I imagined every worst-case scenario, and I have a very good imagination. I could see the headline: "Travel columnist and family found dehydrated but alive in New Mexico desert after two-week search."

What I didn't think about is that getting stuck in the New Mexican desert is as much a part of the travel experience as any flight delay, cruise mishap or hotel horror story--and it's a part that journalists like me ignore far too frequently.

Odds are you don't fly to your summer vacation destination. You drive. How many of us get there by car vs. plane? It's difficult to draw a precise comparison because of the way the government measures travel.

Americans drove more than 1.1 trillion miles on the nation's roads last summer, according to the Federal Highway Administration. The same period, they flew 157 billion miles, according to the Bureau of Transportation Statistics. In other words, for every mile we flew, we drove about seven.

Independent studies suggest the gap may be even greater among leisure travelers. During the Memorial Day holiday, 30.7 million Americans drove to destinations, while only 2.5 million flew, according to a DK Shifflet and Associates survey for AAA. For Christmas and New Year's, 83.5 million drove; 5.4 million flew.
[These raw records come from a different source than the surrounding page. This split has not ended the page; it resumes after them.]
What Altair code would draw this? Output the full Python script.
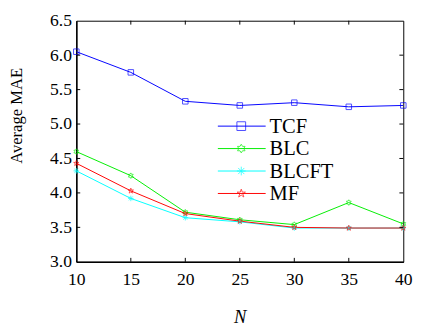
import altair as alt
import pandas as pd

n_values = [10, 15, 20, 25, 30, 35, 40]
series_names = ["TCF", "BLC", "BLCFT", "MF"]
tcf = [6.05, 5.75, 5.33, 5.27, 5.31, 5.25, 5.27]
blc = [4.60, 4.25, 3.72, 3.61, 3.54, 3.86, 3.55]
blcft = [4.32, 3.92, 3.64, 3.58, 3.49, 3.49, 3.49]
mf = [4.43, 4.03, 3.70, 3.59, 3.50, 3.49, 3.49]
x_ticks = [10, 15, 20, 25, 30, 35, 40]
y_ticks = [3.0, 3.5, 4.0, 4.5, 5.0, 5.5, 6.0, 6.5]

colors = ["#0000FF", "#00EE00", "#00FFFF", "#FF0000"]
PENTA = "M0,-1L0.225,-0.309L0.951,-0.309L0.363,0.118L0.588,0.809L0,0.382L-0.588,0.809L-0.363,0.118L-0.951,-0.309L-0.225,-0.309Z"
HEXA = "M0,-1L0.289,-0.5L0.866,-0.5L0.577,0L0.866,0.5L0.289,0.5L0,1L-0.289,0.5L-0.866,0.5L-0.577,0L-0.866,-0.5L-0.289,-0.5Z"
AST = "M0,-1L0,1M-1,0L1,0M-0.7,-0.7L0.7,0.7M-0.7,0.7L0.7,-0.7"
shapes = ["square", HEXA, AST, PENTA]

W, H = 335, 247
FONT = "Liberation Serif, Times New Roman, DejaVu Serif, serif"

rows = []
for name, vals in zip(series_names, [tcf, blc, blcft, mf]):
    for n, v in zip(n_values, vals):
        rows.append({"N": n, "MAE": v, "series": name})
df = pd.DataFrame(rows)

xs = alt.Scale(domain=[10, 40], nice=False, zero=False)
ys = alt.Scale(domain=[3.0, 6.5], nice=False, zero=False)
cs = alt.Scale(domain=series_names, range=colors)
ss = alt.Scale(domain=series_names, range=shapes)

x_axis = alt.Axis(values=x_ticks, title="N", titleFontStyle="italic",
                  titleFontSize=19, titlePadding=20, labelFontSize=18,
                  labelPadding=9)
y_axis = alt.Axis(values=y_ticks, format=".1f", title="Average MAE",
                  titleFontSize=17, titleX=-61, titleY=97, titleAngle=270,
                  titleBaseline="middle", labelFontSize=18, labelPadding=5)

X = alt.X("N:Q", scale=xs, axis=x_axis)
Y = alt.Y("MAE:Q", scale=ys, axis=y_axis)

base = alt.Chart(df)
lines = base.mark_line(strokeWidth=1, clip=True).encode(
    x=X, y=Y,
    color=alt.Color("series:N", scale=cs, legend=None),
    detail="series:N",
)
points = base.mark_point(filled=False, size=32, strokeWidth=1).encode(
    x=X, y=Y,
    color=alt.Color("series:N", scale=cs, legend=None),
    shape=alt.Shape("series:N", scale=ss, legend=None),
)

# inward ticks
xt = pd.DataFrame({"t": x_ticks[1:-1]})
yt = pd.DataFrame({"t": y_ticks[1:-1]})
tick_layers = [
    alt.Chart(xt).mark_rule(color="black", strokeWidth=1).encode(
        x=alt.X("t:Q", scale=xs, axis=x_axis), y=alt.value(H), y2=alt.value(H - 4)),
    alt.Chart(xt).mark_rule(color="black", strokeWidth=1).encode(
        x=alt.X("t:Q", scale=xs, axis=x_axis), y=alt.value(0), y2=alt.value(4)),
    alt.Chart(yt).mark_rule(color="black", strokeWidth=1).encode(
        y=alt.Y("t:Q", scale=ys, axis=y_axis), x=alt.value(0), x2=alt.value(4)),
    alt.Chart(yt).mark_rule(color="black", strokeWidth=1).encode(
        y=alt.Y("t:Q", scale=ys, axis=y_axis), x=alt.value(W), x2=alt.value(W - 4)),
]

# custom legend
leg_layers = []
leg_y0, leg_dy = 108, 23
lx1, lx2, lmk, ltx = 145, 194, 169, 198
for i, (name, col, shp) in enumerate(zip(series_names, colors, shapes)):
    ly = leg_y0 + i * leg_dy
    d = pd.DataFrame({"label": [name]})
    leg_layers.append(alt.Chart(d).mark_rule(color=col, strokeWidth=1).encode(
        x=alt.value(lx1), x2=alt.value(lx2), y=alt.value(ly)))
    leg_layers.append(alt.Chart(d).mark_point(color=col, shape=shp, size=80,
                                              filled=False, strokeWidth=1).encode(
        x=alt.value(lmk), y=alt.value(ly)))
    leg_layers.append(alt.Chart(d).mark_text(align="left", baseline="middle", font=FONT,
                                             fontSize=21, color="black", dy=1).encode(
        x=alt.value(ltx), y=alt.value(ly), text="label:N"))

chart = alt.layer(lines, points, *tick_layers, *leg_layers).properties(
    width=W, height=H,
    autosize=alt.AutoSizeParams(type="none"),
    padding={"left": 70, "top": 9, "right": 12, "bottom": 72},
).configure(
    background="white", font=FONT
).configure_view(
    stroke="black", strokeWidth=1
).configure_axis(
    labelFont=FONT, titleFont=FONT, labelColor="black", titleColor="black",
    titleFontWeight="normal", labelOverlap=False, labelFlush=False,
    ticks=False, tickSize=0, grid=False, domainColor="black", domainWidth=1.5,
)

chart.save("out.html", embed_options={"renderer": "svg", "actions": False})
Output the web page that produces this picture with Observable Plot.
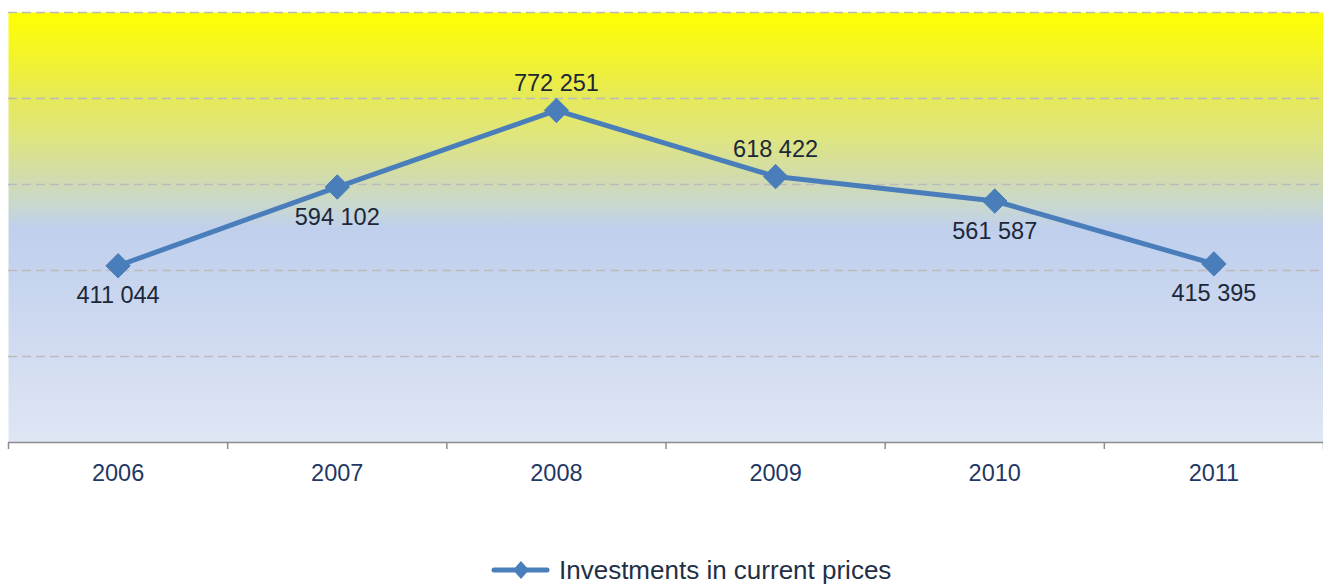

Ignoring road travel is a time-honored tradition among my esteemed media colleagues. We're fascinated by things with wings. We assume everyone zips between airports, deals with TSA, checks into hotels.

Mark Sedenquist, who runs a website called RoadTrip America, says road-trippers are not only difficult to define as a demographic, they're a challenge for marketers.

"The only common element regarding marketing-and-merchandising targeting is that most road-trippers will purchase fuel.